29 July 2018

To do: nothing

"Just don't do it."

Just do nothing.

Ethics is the philosophy of action. So part of its domain surely therefore includes, the philosophy of inaction.

And this is a defence of doing nothing.

But there's so much to be done!

How can I defend inaction in a world with so many inequalities and injustices that plague our lives?

My answer? For precisely that reason! Precisely because so many are raging at inevitable inequalities and injustices which will forever plague our lives.


"The world is getting worse."

"But is it true?"

"Read the newspapers, listen to the news!"

"Why would we believe a source that we accept is biased, one that revels in telling 'stories', one that looks for the buttons to press to get likes, shares and dollars?"

Actually, the world is getting better, much better.

The last 100 years have seen:
(Check out Hans Rosling's 2018 book Factfulness, and in his various TED talks and video for many more illustrations showing improvements in wealth, health, education, and well-being.)

So, we may not know, overlook, ignore or even blatantly deny that the lives of living humans today are in most ways magnitudes better that what they they were 10, 100, 1000 years ago.

But asserting that it isn't so does not make it true.

What is true is that despite all these improvements, there are areas where further improvements can be made.

But there's another truth, a rather more insidious truth. Despite the improvements, we are still full of concerns. Our minds continue to be agitated by the many risks and harms and injustices and threats to human life, health and flourishing - even while it has probably never been as good in human history.

Why is this? I suspect that our minds are programmed to worry - or at least, to preserve a space for concerns. We are predisposed to fill our quota of concerns. If we do not have any serious concerns, we will fill up the bucket with less serious, even trivial, concerns.

So cool it on the concerns!

Despite the improvements, it is evident that our outrage at the slings and arrows of fortune are no different than they have ever been.

"Things are maybe even worse today" we are inclined to say, but that is perhaps just the signpost that sits above our perpetual pit of concerns.

It reflects an instinct that is encouraged and reinforced when we yell into an echo chamber which operates like a lunatic rave with reverberating noise driving the dance of the outraged.

Our outrage, frustration, indignation and righteousness go on and on. And give rise to so much anger, so much rattling of sabres by the soldiers of righteousness, the ululations of those that grieve for the injustices committed against others.

We still have corroborees, hakas, and witchhunts, it's simply that the names and the targets have changed. Fears, concerns, worries remain; what has changed are the things that make us fearful, concerned and worried.

What was once ignored, or unnoticed has now come into view. What was once trivial is now top of the 'popular' fears.

This is concept creep and it "runs the risk of pathologizing everyday experience and encouraging a sense of virtuous but impotent victimhood" (Haslam 2016).

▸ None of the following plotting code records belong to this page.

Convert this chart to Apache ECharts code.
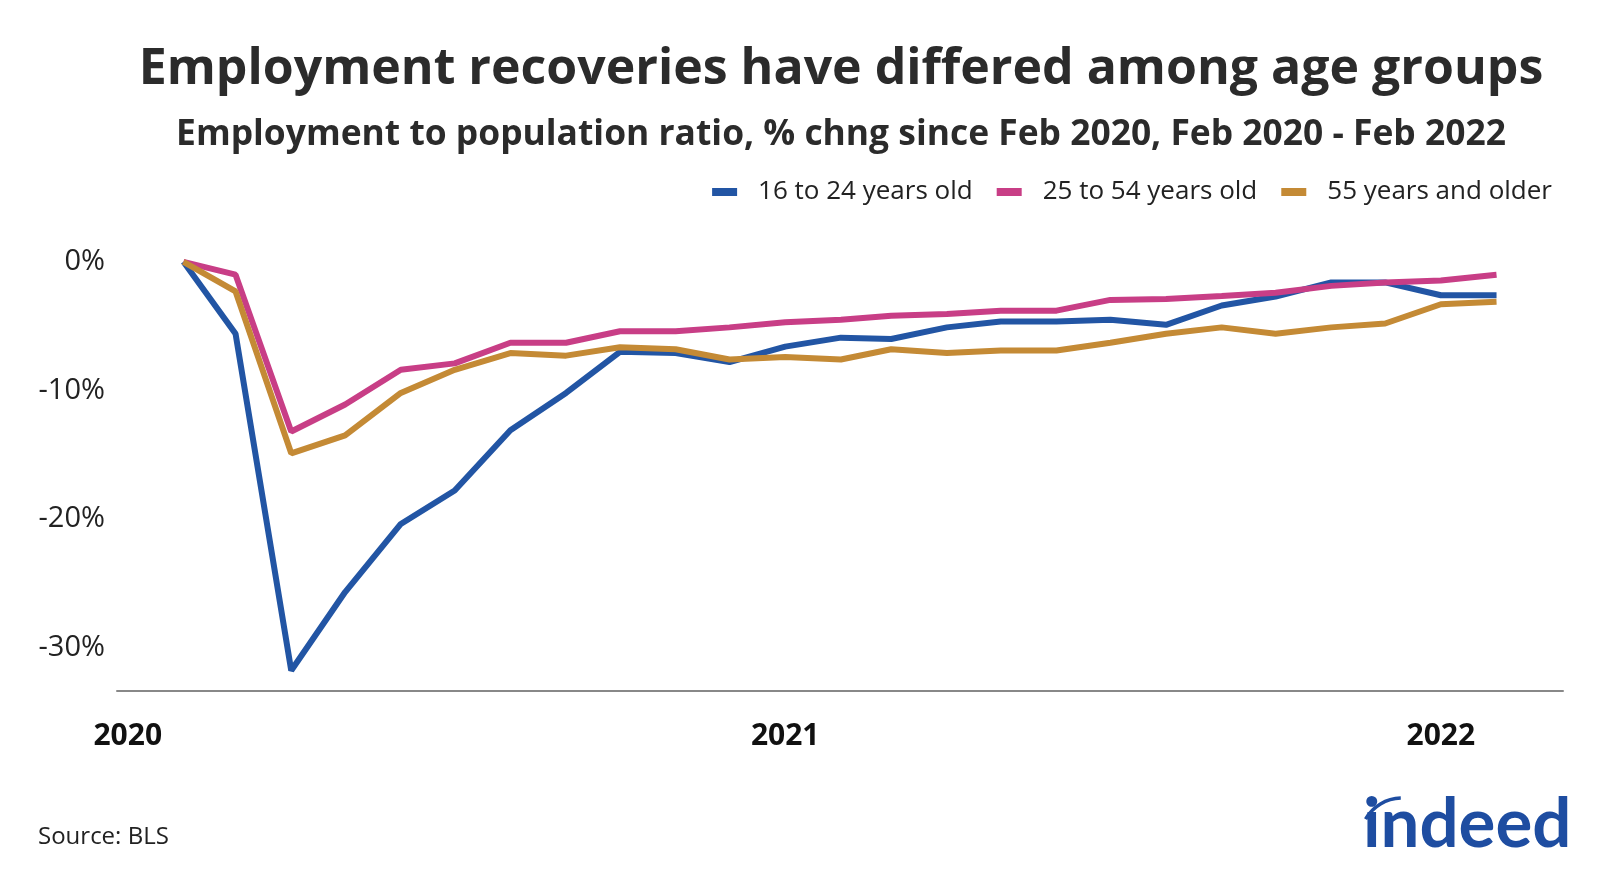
<!DOCTYPE html>
<html>
<head>
<meta charset="utf-8">
<script src="https://cdn.jsdelivr.net/npm/echarts@6/dist/echarts.min.js"></script>
<style>
html,body{margin:0;padding:0;background:#fff;}
#chart{width:1600px;height:873px;}
</style>
</head>
<body>
<div id="chart"></div>
<script>
const months = ['2020-02-01','2020-03-01','2020-04-01','2020-05-01','2020-06-01','2020-07-01','2020-08-01','2020-09-01','2020-10-01','2020-11-01','2020-12-01','2021-01-01','2021-02-01','2021-03-01','2021-04-01','2021-05-01','2021-06-01','2021-07-01','2021-08-01','2021-09-01','2021-10-01','2021-11-01','2021-12-01','2022-01-01','2022-02-01'];
const seriesNames = ['16 to 24 years old','25 to 54 years old','55 years and older'];
const age16to24 = [0,-5.6,-31.8,-25.7,-20.4,-17.8,-13.1,-10.2,-7.0,-7.1,-7.8,-6.6,-5.9,-6.0,-5.1,-4.65,-4.65,-4.5,-4.9,-3.4,-2.7,-1.6,-1.6,-2.6,-2.6];
const age25to54 = [0,-1.0,-13.2,-11.1,-8.4,-7.9,-6.3,-6.3,-5.4,-5.4,-5.1,-4.7,-4.5,-4.2,-4.05,-3.8,-3.8,-2.96,-2.9,-2.65,-2.4,-1.87,-1.6,-1.45,-1.0];
const age55plus = [0,-2.3,-14.9,-13.5,-10.2,-8.4,-7.1,-7.3,-6.65,-6.8,-7.6,-7.4,-7.6,-6.8,-7.1,-6.9,-6.9,-6.3,-5.6,-5.1,-5.6,-5.1,-4.8,-3.3,-3.1];
const yTicks = [0,-10,-20,-30];
const xTickYears = ['2020-01-01','2021-01-01','2022-01-01'];
const colors = ['#2255A4','#C83E86','#C48A35'];

function toTs(s){const p=s.split('-').map(Number);return Date.UTC(p[0],p[1]-1,p[2]);}
function pairs(vals){return months.map((m,i)=>[toTs(m),vals[i]]);}

const chart = echarts.init(document.getElementById('chart'));
const FONT = '"Open Sans", "Noto Sans", sans-serif';
chart.setOption({
  animation:false,
  backgroundColor:'#fff',
  color:colors,
  textStyle:{fontFamily:FONT},
  grid:{left:117,right:37,top:249,bottom:182,containLabel:false},
  legend:{
    right:43, top:174,
    icon:'rect', itemWidth:25, itemHeight:8, itemGap:24,
    textStyle:{fontSize:26,color:'#222',fontFamily:FONT,padding:[0,0,0,16]},
    data:seriesNames
  },
  graphic:[
    {type:'text',x:841,y:70,style:{text:'Employment recoveries have differed among age groups',font:'bold 50px "Open Sans", sans-serif',fill:'#2b2b2b',align:'center',verticalAlign:'middle'}},
    {type:'text',x:841,y:135,style:{text:'Employment to population ratio, % chng since Feb 2020, Feb 2020 - Feb 2022',font:'bold 35.4px "Open Sans", sans-serif',fill:'#2b2b2b',align:'center',verticalAlign:'middle'}},
    {type:'text',x:38,y:837,style:{text:'Source: BLS',font:'24px "Open Sans", sans-serif',fill:'#222',align:'left',verticalAlign:'middle'}},
    {type:'text',x:1363,y:825,style:{text:'indeed',font:'bold 69px Lato, "Open Sans", sans-serif',fill:'#1E4DA1',align:'left',verticalAlign:'middle'}},
    {type:'arc',shape:{cx:1402,cy:840,r:42,startAngle:-2.62,endAngle:-1.6},style:{stroke:'#1E4DA1',lineWidth:3.5,fill:null}}
  ],
  xAxis:{
    type:'value',
    min:toTs('2019-12-26'), max:toTs('2022-03-10'),
    axisLine:{show:true,onZero:false,lineStyle:{color:'#888',width:2}},
    axisTick:{show:false},
    splitLine:{show:false},
    axisLabel:{
      customValues:xTickYears.map(toTs),
      formatter:function(v){return String(new Date(v).getUTCFullYear());},
      fontSize:30,fontWeight:'bold',color:'#111',margin:30,fontFamily:FONT
    }
  },
  yAxis:{
    type:'value',
    min:-33.4,max:1,
    axisLine:{show:false},
    axisTick:{show:false},
    splitLine:{show:false},
    axisLabel:{
      customValues:yTicks,
      formatter:function(v){return v+'%';},
      fontSize:29,color:'#222',margin:12,fontFamily:FONT
    }
  },
  series:[
    {name:seriesNames[0],type:'line',data:pairs(age16to24),symbol:'none',lineStyle:{width:6},z:3},
    {name:seriesNames[1],type:'line',data:pairs(age25to54),symbol:'none',lineStyle:{width:6},z:4},
    {name:seriesNames[2],type:'line',data:pairs(age55plus),symbol:'none',lineStyle:{width:6},z:5}
  ]
});
</script>
</body>
</html>
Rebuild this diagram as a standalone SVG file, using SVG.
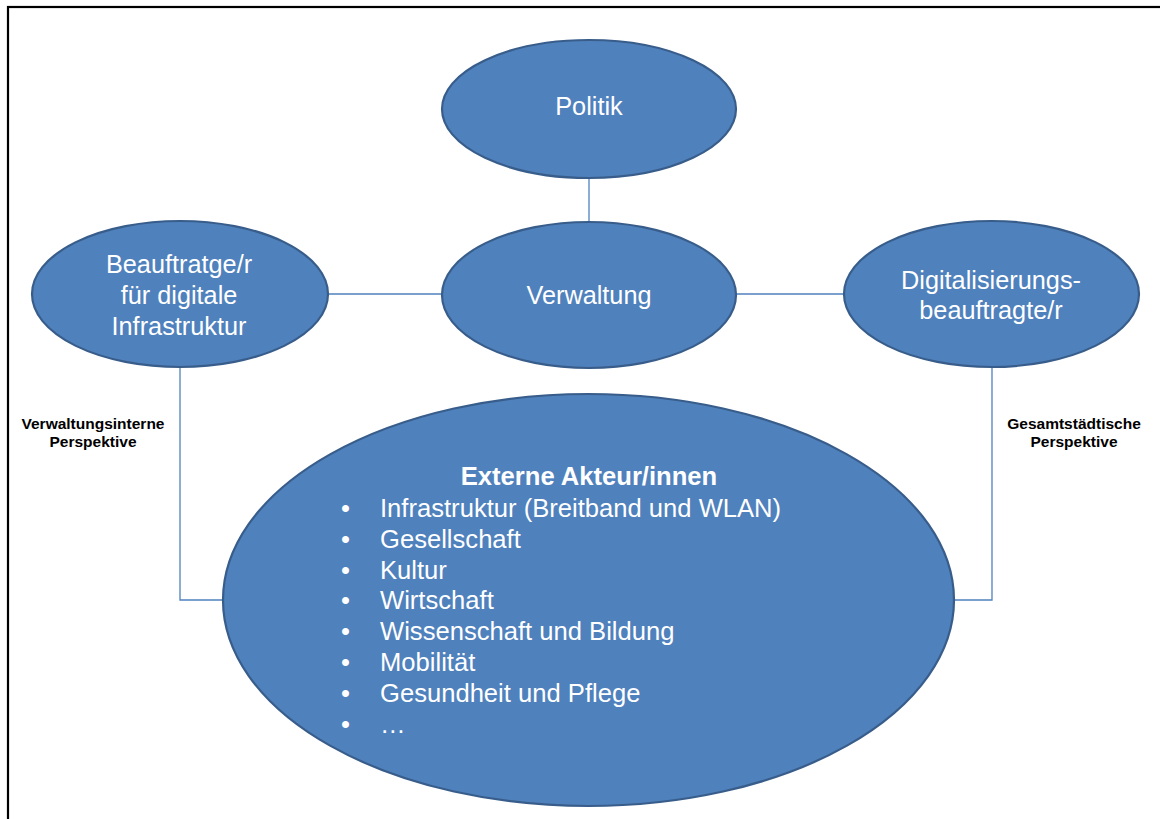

But maybe the world is better due to our concern!

So if we accept the world is better off than it was (despite the weirdly wistful view seen through milky eyes and dim memories), might it be because of all this concern, fear and outrage? 

For instance, the drive to reduce inequalities has been a phenomenally powerful force that has seen enormous movements to reduce the injustices suffered by children, workers, women, and various races. 

The situation today is not perfect by any means. But the progress on reducing injustices has been astounding. Whereas the original rallies sought to quell tidal waves of injustice, the loud bellowing today seems to be aimed at the ever, ongoing ripples of injustice. 

And is it just me, or does it seem to you too, that we focus on the ripples in our own ponds rather more than the tsunamis that affect the lives of others - both metaphorically and literally?

A concern for others is a good thing, a morally proper position. It seems innate, and regardless of whether philosophers find a reason for us to be moral or not, we most of us feel the pull of moral constraints.

We do not all feel the same constraints to be sure, but we do share a moral compunction to meet what we experience as our own obligations, and to provide care and support for kith and kin, and maybe others.

So the drive to resolve injustice isn't going to go away. The injustices may get smaller, but the noise will remain the same. The challenge is knowing what to do.

And maybe, just maybe, the solution is to just do nothing. At least for now.